Photo: Kelly Gough in 'Harm' at Bush Theatre (Photo by Isha Shah)

'Harm' delves into our emotional and psychological self-harm with an obsessive precision

Sam Marlowe
Sam Marlowe

What are we really doing to ourselves when we start to live our whole lives on social media? What are we doing to each other? In Phoebe Eclair-Powell's smart, acidic new monodrama, the cost of scrolling through endless images of fake perfection, of sacrificing our privacy to create and star in them, and of comparing them to our own ordinary, messy realities is cruelly high. We all know that most of us routinely give far more of ourselves away online than is strictly safe or healthy; that we can too easily begin to measure our worth in likes. But Eclair-Powell's writing picks at the scabs of our emotional and psychological self-harm with an obsessive precision, dramatising feelings that are the constant background throb of 21st century malaise: loneliness, boredom, dissatisfaction, bitter envy. It's coolly astute, and in Atri Banerjee's production, as naggingly compulsive as Insta or TikTok, with Kelly Gough delivering a performance so tense and sharp that you devour it in tense-jawed, goggling fascination.

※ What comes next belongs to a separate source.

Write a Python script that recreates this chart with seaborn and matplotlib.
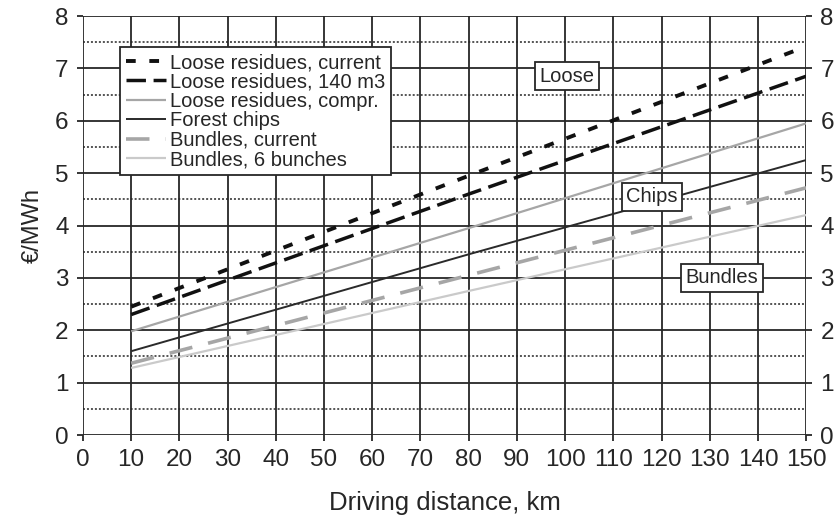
import matplotlib
matplotlib.use("Agg")
import matplotlib.pyplot as plt
import seaborn as sns
import pandas as pd

# Driving distance (km) and transport cost (€/MWh) for each supply chain
distance_km = [10, 80, 150]
loose_current = [2.45, 4.95, 7.42]
loose_140m3 = [2.30, 4.60, 6.85]
loose_compr = [1.98, 3.95, 5.95]
forest_chips = [1.60, 3.45, 5.25]
bundles_current = [1.37, 3.05, 4.72]
bundles_6 = [1.28, 2.75, 4.20]

series_names = [
    "Loose residues, current",
    "Loose residues, 140 m3",
    "Loose residues, compr.",
    "Forest chips",
    "Bundles, current",
    "Bundles, 6 bunches",
]
series_values = [loose_current, loose_140m3, loose_compr, forest_chips,
                 bundles_current, bundles_6]

x_ticks = list(range(0, 151, 10))
y_ticks = list(range(0, 9))

rows = []
for name, vals in zip(series_names, series_values):
    for d, v in zip(distance_km, vals):
        rows.append({"distance": d, "cost": v, "series": name})
df = pd.DataFrame(rows)

sns.set_theme(style="white")
plt.rcParams["font.family"] = ["Liberation Sans", "DejaVu Sans"]

INK = "#262626"
styles = {
    "Loose residues, current": dict(color="#111111", lw=2.8, dashes=(2.5, 3.5)),
    "Loose residues, 140 m3": dict(color="#111111", lw=2.5, dashes=(5.6, 2.2)),
    "Loose residues, compr.": dict(color="#a6a6a6", lw=1.6, dashes=None),
    "Forest chips": dict(color="#2a2a2a", lw=1.4, dashes=None),
    "Bundles, current": dict(color="#a6a6a6", lw=2.6, dashes=(6.5, 4.5)),
    "Bundles, 6 bunches": dict(color="#cacaca", lw=1.6, dashes=None),
}

fig = plt.figure(figsize=(8.38, 5.17), dpi=100)
ax = fig.add_axes([0.099, 0.1586, 0.863, 0.8104])

for name in series_names:
    sub = df[df["series"] == name]
    st = styles[name]
    sns.lineplot(data=sub, x="distance", y="cost", ax=ax, color=st["color"],
                 lw=st["lw"], label=name, zorder=3)
    line = ax.get_lines()[-1]
    if st["dashes"] is not None:
        line.set_dashes(st["dashes"])
    line.set_solid_capstyle("butt")
    line.set_dash_capstyle("butt")

ax.set_xlim(0, 150)
ax.set_ylim(0, 8)
ax.set_xticks(x_ticks)
ax.set_yticks(y_ticks)
ax.set_yticks([v + 0.5 for v in y_ticks[:-1]], minor=True)

# Grid: solid at whole values and every 10 km, dotted at half values
ax.grid(True, which="major", axis="both", color=INK, lw=1.3, zorder=1)
ax.grid(True, which="minor", axis="y", color=INK, lw=1.1,
        linestyle=(0, (1.3, 1.3)), zorder=1)

ax.tick_params(axis="both", which="major", labelsize=17.5, length=4.3,
               width=1.3, color=INK, labelcolor=INK, direction="out",
               bottom=True, left=True, right=True, labelright=True, pad=6)
ax.tick_params(axis="y", which="minor", length=0)
for s in ax.spines.values():
    s.set_visible(False)

ax.set_xlabel("Driving distance, km", fontsize=18.5, labelpad=14, color=INK)
ax.set_ylabel("€/MWh", fontsize=17, labelpad=8, color=INK)

leg = ax.legend(loc="upper left", bbox_to_anchor=(0.051, 0.926), fontsize=14.5,
                frameon=True, fancybox=False, edgecolor=INK,
                framealpha=1, labelspacing=0.02, handlelength=2.0,
                handletextpad=0.2, borderpad=0.3, borderaxespad=0)
leg.get_frame().set_linewidth(1.3)
leg.set_zorder(5)

box = dict(boxstyle="square,pad=0.22", fc="white", ec=INK, lw=1.3)
ax.text(100.4, 6.85, "Loose", fontsize=14.5, ha="center", va="center",
        bbox=box, zorder=6, color=INK)
ax.text(118, 4.55, "Chips", fontsize=14.5, ha="center", va="center",
        bbox=box, zorder=6, color=INK)
ax.text(132.5, 3.0, "Bundles", fontsize=14.5, ha="center", va="center",
        bbox=box, zorder=6, color=INK)

fig.savefig("out.png", dpi=100, facecolor="white")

Lee Curran's neon-bright lighting creates the atmosphere of a poisoned candy shop, and Rosanna Vize's set is a stroke of genius: an enormous stuffed bunny, like some horror dredged from the trash aesthetic of artist Jeff Koons, propped up on a glaring grass-green carpet. As Gough's nameless 39-year-old woman hurtles down a rabbit-hole of trolling, hashtags, attention-seeking and heart emojis, this monstrous creature takes on a nightmarish significance. It's the Lewis Carroll-esque white rabbit she chases through an increasingly dark and topsy turvy digital Wonderland; it's the weight of her overwhelming unhappiness, which she ends up dragging helplessly around the stage. And, as the divisions between her virtual and IRL existences blur, it's a mocking emblem of what she's become: a stalking, tormented obsessive, a "bunny boiler".

The woman is a London estate agent, flogging overpriced houses to young couples who can't afford them, selling illusions of dream homes and gramable lifestyles. Gough plays her with a cynical wit, her armour against her sense of emptiness. She has contempt for her sleazy boss, and even more for her dad's new young wife, who, discomfitingly, is an old schoolmate; her weekends are spent mostly in a drugged sleep. When a successful influencer, Alice, comes to buy a house, the woman becomes fixated. Everything about Alice absorbs her: her flawless style; her handsome, "budget David Gandy" husband; her glamorous career. She wants to destroy her and be her best friend all at once. When she tries, online and off, to do both, the results are carnage, and the galvanising viciousness and hate she discovers on dragging sites, in web comments and in herself is breathtaking.

Gough is riveting, delivering barbed put-downs with a swagger, or squatting on the floor, Gollum-like, hugging her knees and nursing her spite. Pain, panic and neediness lurk behind the curled lip: she's agonisingly torn, one moment gazing at Alice's artfully untidy updo so plump and glossy that she longs to eat it, the next delighting that "Alice's face is so snotty when she cries". Key to her misery is her acute awareness of how shameful her ghastly behaviour is - one of her screen names is SadBitch11 - and we yearn to urge her to stop before it's too late. That's a lesson all of us should probably remember the next we reach for our phones. Grim, glittering and dangerously gripping.

Harm is at the Bush Theatre to 26 June.